Reasons for Persecution

The persecution, imprisonment and extermi­nation of people under National Socialist rule in Germany took place in a systematic and radical manner. Anyone who did not fit into the narrow and racist National Socialist way of thinking or did not conform to the Nazis’ ideolo­gical and societal con­ceptions was a potential victim.

By far the largest persecuted group was composed of Jews. It is estimated that throughout Europe the National Socialists murdered more than six million people they defined as Jews in the pursuit of their “Final Solution of the Jewish Question”. The National Socialist terror was also directed ruthlessly against Sinti and Roma, Afro-Germans and political dissidents – including communists, socialists and critics of the system. From a position of deeply rooted anti-Slavism connected to its race-based ideological reasoning, Nazi Germany also pro­secuted its war of extermination against the population of Eastern Europe as a whole.

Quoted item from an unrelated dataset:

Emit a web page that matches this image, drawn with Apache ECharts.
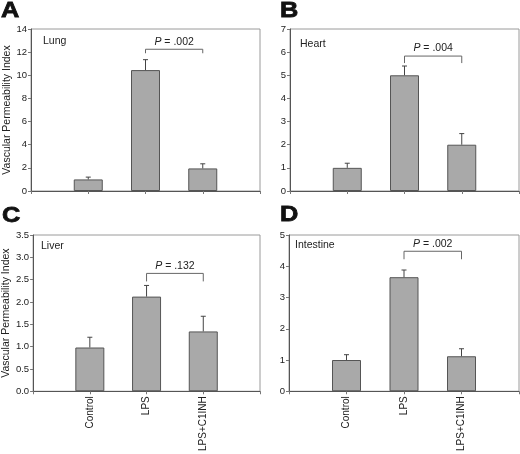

People with disabilities, the “hereditarily defective”, homosexuals and “antisocial elements” fell victim to the system, as did Jehovah’s Witnesses. In most cases, their persecution did not encounter any open opposition, but was met rather with the silent consent of society and the elites.

Aufnahme der zerstörten Synagoge in Fürstenwalde/Spree vom 10. November 1939
During the November pogroms, Jewish shops in Fürstenwalde were looted, the cemetery was desecrated and the synagogue set on fire. This private photo, taken from one of the windows of the residential building across the street, shows the burned-out and defiled building.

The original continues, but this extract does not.